===== Data

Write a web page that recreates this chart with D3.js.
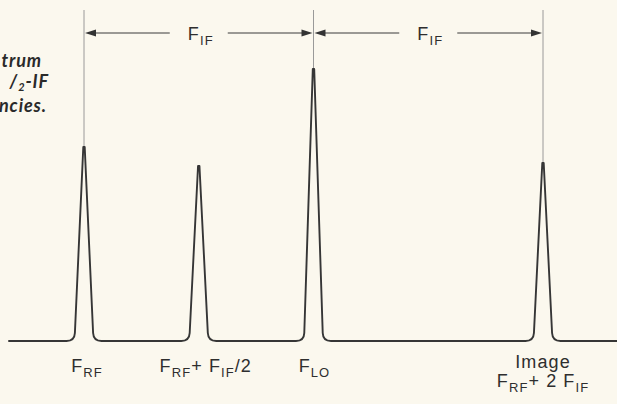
<!DOCTYPE html>
<html>
<head>
<meta charset="utf-8">
<script src="https://cdn.jsdelivr.net/npm/d3@7"></script>
<style>
  html, body { margin: 0; padding: 0; background: #fbf8ee; }
  svg { display: block; }
  .lbl { font-family: "Liberation Sans", Arial, sans-serif; fill: #2e2e2e; letter-spacing: 1.1px; }
  .cap { font-family: Lato, "Open Sans", sans-serif; font-weight: 700; font-style: italic; fill: #2a2a2a; letter-spacing: 0.9px; }
</style>
</head>
<body>
<script>
const width = 617;
const height = 404;

// peak positions in units of F_IF/2 above F_RF, and relative levels
const peakFreq = [0, 1, 2, 4];
const peakLevel = [194, 175, 272, 178];
const peakLabels = [
  [["F", ""], ["RF", "sub"]],
  [["F", ""], ["RF", "sub"], ["+ F", ""], ["IF", "sub"], ["/2", ""]],
  [["F", ""], ["LO", "sub"]],
  [["F", ""], ["RF", "sub"], ["+ 2 F", ""], ["IF", "sub"]]
];
const peakLabelShift = [3, 7, 1, 0];
const imageCaption = "Image";

// F_IF spans between the marker lines
const markerFreq = [0, 2, 4];
const spanLabel = [["F", ""], ["IF", "sub"]];

// visible part of the caption cut by the left edge
const captionLines = ["trum", "/2-IF", "ncies."];

const baseExtent = [-0.66, 4.7];

const x = d3.scaleLinear().domain([0, 4]).range([84, 543]);
const y = d3.scaleLinear().domain([0, 300]).range([341, 41]);

const svg = d3.select('body')
  .append('svg')
  .attr('width', width)
  .attr('height', height);

// marker guide lines
markerFreq.forEach(f => {
  const i = peakFreq.indexOf(f);
  svg.append('line')
    .attr('x1', x(f)).attr('x2', x(f))
    .attr('y1', 10).attr('y2', y(peakLevel[i]))
    .attr('stroke', '#8f8f8f')
    .attr('stroke-width', 0.9);
});

// spectrum trace
const by = y(0);
const w = 9.5, r = 8;
let d = 'M' + x(baseExtent[0]) + ',' + by;
peakFreq.forEach((f, i) => {
  const cx = x(f), ty = y(peakLevel[i]);
  const dx = w * r / (by - ty);
  d += 'L' + (cx - w - r) + ',' + by;
  d += 'Q' + (cx - w) + ',' + by + ' ' + (cx - w + dx) + ',' + (by - r);
  d += 'L' + (cx - 0.7) + ',' + ty;
  d += 'L' + (cx + 0.7) + ',' + ty;
  d += 'L' + (cx + w - dx) + ',' + (by - r);
  d += 'Q' + (cx + w) + ',' + by + ' ' + (cx + w + r) + ',' + by;
});
d += 'L' + x(baseExtent[1]) + ',' + by;

svg.append('path')
  .attr('d', d)
  .attr('fill', 'none')
  .attr('stroke', '#363636')
  .attr('stroke-width', 1.9)
  .attr('stroke-linejoin', 'round');

// dimension arrows
const arrowY = 33;
const gap = 29, headL = 11, headW = 3.5;
function addLabel(g, parts, subSize) {
  parts.forEach((p, j) => {
    const t = g.append('tspan').text(p[0]);
    if (p[1] === 'sub') t.attr('font-size', subSize).attr('dy', 5);
    else t.attr('dy', j > 0 ? -5 : 0);
  });
}
for (let k = 0; k < markerFreq.length - 1; k++) {
  const x0 = x(markerFreq[k]), x1 = x(markerFreq[k + 1]);
  const mid = (x0 + x1) / 2;
  svg.append('line').attr('x1', x0 + headL).attr('x2', mid - gap)
    .attr('y1', arrowY).attr('y2', arrowY).attr('stroke', '#3b3b3b').attr('stroke-width', 1);
  svg.append('line').attr('x1', mid + gap).attr('x2', x1 - headL)
    .attr('y1', arrowY).attr('y2', arrowY).attr('stroke', '#3b3b3b').attr('stroke-width', 1);
  svg.append('path')
    .attr('d', `M${x0 + 1},${arrowY}L${x0 + 1 + headL},${arrowY - headW}L${x0 + 1 + headL},${arrowY + headW}Z`)
    .attr('fill', '#333');
  svg.append('path')
    .attr('d', `M${x1 - 1},${arrowY}L${x1 - 1 - headL},${arrowY - headW}L${x1 - 1 - headL},${arrowY + headW}Z`)
    .attr('fill', '#333');
  const t = svg.append('text').attr('class', 'lbl')
    .attr('x', mid + 2).attr('y', 39.5)
    .attr('text-anchor', 'middle')
    .attr('font-size', 18);
  addLabel(t, spanLabel, 13);
}

// peak labels
peakFreq.forEach((f, i) => {
  const last = i === peakFreq.length - 1;
  if (last) {
    svg.append('text').attr('class', 'lbl')
      .attr('x', x(f)).attr('y', 368)
      .attr('text-anchor', 'middle')
      .attr('font-size', 18)
      .text(imageCaption);
  }
  const t = svg.append('text').attr('class', 'lbl')
    .attr('x', x(f) + peakLabelShift[i])
    .attr('y', last ? 387 : 372)
    .attr('text-anchor', 'middle')
    .attr('font-size', 18);
  addLabel(t, peakLabels[i], 13);
});

// caption fragment at left edge
svg.append('text').attr('class', 'cap').attr('x', 42).attr('y', 67)
  .attr('text-anchor', 'end').attr('font-size', 18).text(captionLines[0]);
const c2 = svg.append('text').attr('class', 'cap').attr('x', 49).attr('y', 88)
  .attr('text-anchor', 'end').attr('font-size', 18);
c2.append('tspan').text(captionLines[1].slice(0, 1));
c2.append('tspan').text(captionLines[1].slice(1, 2)).attr('font-size', 11).attr('dy', 3);
c2.append('tspan').text(captionLines[1].slice(2)).attr('dy', -3);
svg.append('text').attr('class', 'cap').attr('x', 47).attr('y', 112)
  .attr('text-anchor', 'end').attr('font-size', 18).text(captionLines[2]);
</script>
</body>
</html>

==========

Take the listing above and restate it word for word, without its pictures.

Write a web page that recreates this chart with D3.js.
<!DOCTYPE html>
<html>
<head>
<meta charset="utf-8">
<script src="https://cdn.jsdelivr.net/npm/d3@7"></script>
<style>
  html, body { margin: 0; padding: 0; background: #fbf8ee; }
  svg { display: block; }
  .lbl { font-family: "Liberation Sans", Arial, sans-serif; fill: #2e2e2e; letter-spacing: 1.1px; }
  .cap { font-family: Lato, "Open Sans", sans-serif; font-weight: 700; font-style: italic; fill: #2a2a2a; letter-spacing: 0.9px; }
</style>
</head>
<body>
<script>
const width = 617;
const height = 404;

// peak positions in units of F_IF/2 above F_RF, and relative levels
const peakFreq = [0, 1, 2, 4];
const peakLevel = [194, 175, 272, 178];
const peakLabels = [
  [["F", ""], ["RF", "sub"]],
  [["F", ""], ["RF", "sub"], ["+ F", ""], ["IF", "sub"], ["/2", ""]],
  [["F", ""], ["LO", "sub"]],
  [["F", ""], ["RF", "sub"], ["+ 2 F", ""], ["IF", "sub"]]
];
const peakLabelShift = [3, 7, 1, 0];
const imageCaption = "Image";

// F_IF spans between the marker lines
const markerFreq = [0, 2, 4];
const spanLabel = [["F", ""], ["IF", "sub"]];

// visible part of the caption cut by the left edge
const captionLines = ["trum", "/2-IF", "ncies."];

const baseExtent = [-0.66, 4.7];

const x = d3.scaleLinear().domain([0, 4]).range([84, 543]);
const y = d3.scaleLinear().domain([0, 300]).range([341, 41]);

const svg = d3.select('body')
  .append('svg')
  .attr('width', width)
  .attr('height', height);

// marker guide lines
markerFreq.forEach(f => {
  const i = peakFreq.indexOf(f);
  svg.append('line')
    .attr('x1', x(f)).attr('x2', x(f))
    .attr('y1', 10).attr('y2', y(peakLevel[i]))
    .attr('stroke', '#8f8f8f')
    .attr('stroke-width', 0.9);
});

// spectrum trace
const by = y(0);
const w = 9.5, r = 8;
let d = 'M' + x(baseExtent[0]) + ',' + by;
peakFreq.forEach((f, i) => {
  const cx = x(f), ty = y(peakLevel[i]);
  const dx = w * r / (by - ty);
  d += 'L' + (cx - w - r) + ',' + by;
  d += 'Q' + (cx - w) + ',' + by + ' ' + (cx - w + dx) + ',' + (by - r);
  d += 'L' + (cx - 0.7) + ',' + ty;
  d += 'L' + (cx + 0.7) + ',' + ty;
  d += 'L' + (cx + w - dx) + ',' + (by - r);
  d += 'Q' + (cx + w) + ',' + by + ' ' + (cx + w + r) + ',' + by;
});
d += 'L' + x(baseExtent[1]) + ',' + by;

svg.append('path')
  .attr('d', d)
  .attr('fill', 'none')
  .attr('stroke', '#363636')
  .attr('stroke-width', 1.9)
  .attr('stroke-linejoin', 'round');

// dimension arrows
const arrowY = 33;
const gap = 29, headL = 11, headW = 3.5;
function addLabel(g, parts, subSize) {
  parts.forEach((p, j) => {
    const t = g.append('tspan').text(p[0]);
    if (p[1] === 'sub') t.attr('font-size', subSize).attr('dy', 5);
    else t.attr('dy', j > 0 ? -5 : 0);
  });
}
for (let k = 0; k < markerFreq.length - 1; k++) {
  const x0 = x(markerFreq[k]), x1 = x(markerFreq[k + 1]);
  const mid = (x0 + x1) / 2;
  svg.append('line').attr('x1', x0 + headL).attr('x2', mid - gap)
    .attr('y1', arrowY).attr('y2', arrowY).attr('stroke', '#3b3b3b').attr('stroke-width', 1);
  svg.append('line').attr('x1', mid + gap).attr('x2', x1 - headL)
    .attr('y1', arrowY).attr('y2', arrowY).attr('stroke', '#3b3b3b').attr('stroke-width', 1);
  svg.append('path')
    .attr('d', `M${x0 + 1},${arrowY}L${x0 + 1 + headL},${arrowY - headW}L${x0 + 1 + headL},${arrowY + headW}Z`)
    .attr('fill', '#333');
  svg.append('path')
    .attr('d', `M${x1 - 1},${arrowY}L${x1 - 1 - headL},${arrowY - headW}L${x1 - 1 - headL},${arrowY + headW}Z`)
    .attr('fill', '#333');
  const t = svg.append('text').attr('class', 'lbl')
    .attr('x', mid + 2).attr('y', 39.5)
    .attr('text-anchor', 'middle')
    .attr('font-size', 18);
  addLabel(t, spanLabel, 13);
}

// peak labels
peakFreq.forEach((f, i) => {
  const last = i === peakFreq.length - 1;
  if (last) {
    svg.append('text').attr('class', 'lbl')
      .attr('x', x(f)).attr('y', 368)
      .attr('text-anchor', 'middle')
      .attr('font-size', 18)
      .text(imageCaption);
  }
  const t = svg.append('text').attr('class', 'lbl')
    .attr('x', x(f) + peakLabelShift[i])
    .attr('y', last ? 387 : 372)
    .attr('text-anchor', 'middle')
    .attr('font-size', 18);
  addLabel(t, peakLabels[i], 13);
});

// caption fragment at left edge
svg.append('text').attr('class', 'cap').attr('x', 42).attr('y', 67)
  .attr('text-anchor', 'end').attr('font-size', 18).text(captionLines[0]);
const c2 = svg.append('text').attr('class', 'cap').attr('x', 49).attr('y', 88)
  .attr('text-anchor', 'end').attr('font-size', 18);
c2.append('tspan').text(captionLines[1].slice(0, 1));
c2.append('tspan').text(captionLines[1].slice(1, 2)).attr('font-size', 11).attr('dy', 3);
c2.append('tspan').text(captionLines[1].slice(2)).attr('dy', -3);
svg.append('text').attr('class', 'cap').attr('x', 47).attr('y', 112)
  .attr('text-anchor', 'end').attr('font-size', 18).text(captionLines[2]);
</script>
</body>
</html>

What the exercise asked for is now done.